Les récentes démarches des Penguins de Pittsburgh ont créé de fortes attentes chez les journalistes et partisans des équipes qui les pourchassent. Il fallait voir tout le mouvement que créait la perspective de l’arrivée de Jarome Iginla à Boston, sur la galerie de presse mercredi dernier, pour en avoir la preuve. À Montréal, on ne cesse de demander si Marc Bergevin pourra lui aussi combler les lacunes de sa formation avec des joueurs rendus disponibles par les équipes qui seront exclues des séries.

La vérité, mes amis, c’est que les Penguins en sont présentement à une étape de leur cheminement où ils pouvaient se permettre de telles démarches, par rapport à d’autres formations comme le Canadien. Crosby, Malkin, Neal, Kunitz et Sutter sont tous sous contrat pour au moins une autre saison et ils représentent un noyau encore exceptionnel pour 2013-2014. Cinq de leurs défenseurs réguliers sont aussi dans la même situation.
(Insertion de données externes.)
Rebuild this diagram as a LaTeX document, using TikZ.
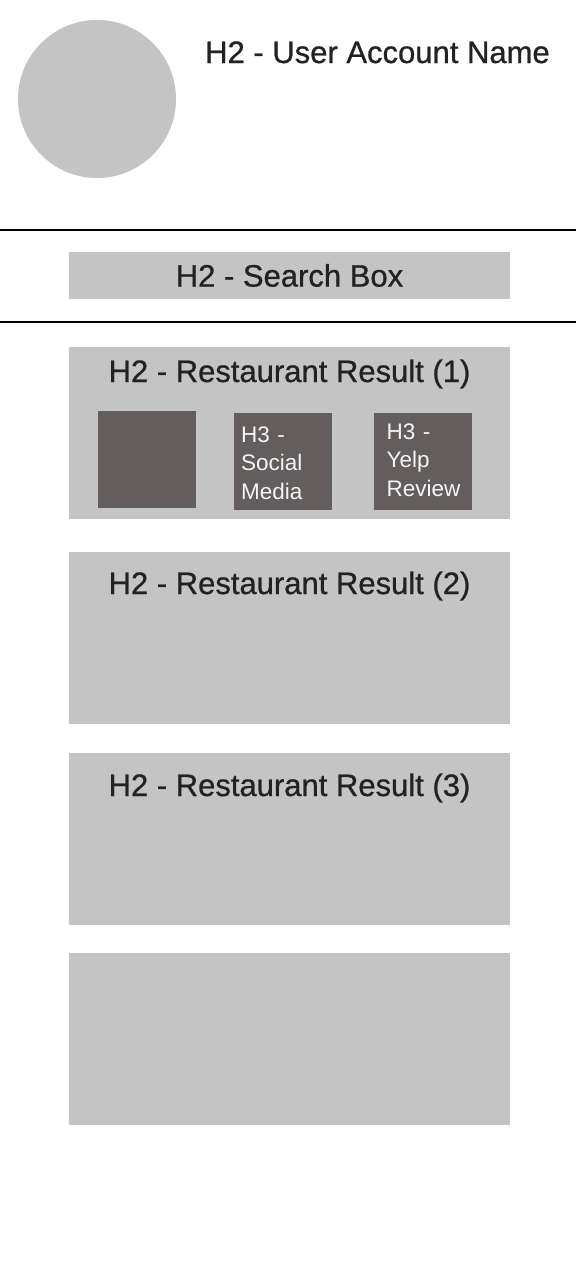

Morrow, Iginla et Murray, acquis au cours de la dernière semaine, seront libres comme l’air cet été et n’ont donc aucun impact sur la masse salariale de 2013-2014 des Penguins. Il y aura donc de l’espace, par exemple, pour signer un nouveau contrat avec Pascal Dupuis, à moins qu’il se voie offrir la lune, ailleurs.

Bref, réalistement, les Penguins peuvent encore viser le sommet la saison prochaine, uniquement avec les joueurs qui sont sous contrat avec eux. Or, en cette ère où il est normal de tout miser quand les planètes s’alignent parfaitement vers une grande conquête et même peut-être une deuxième, on est beaucoup plus enclin à sacrifier les jeunes joueurs sur qui on espérait compter ultérieurement.

Le Canadien n’en est certainement pas à cette étape.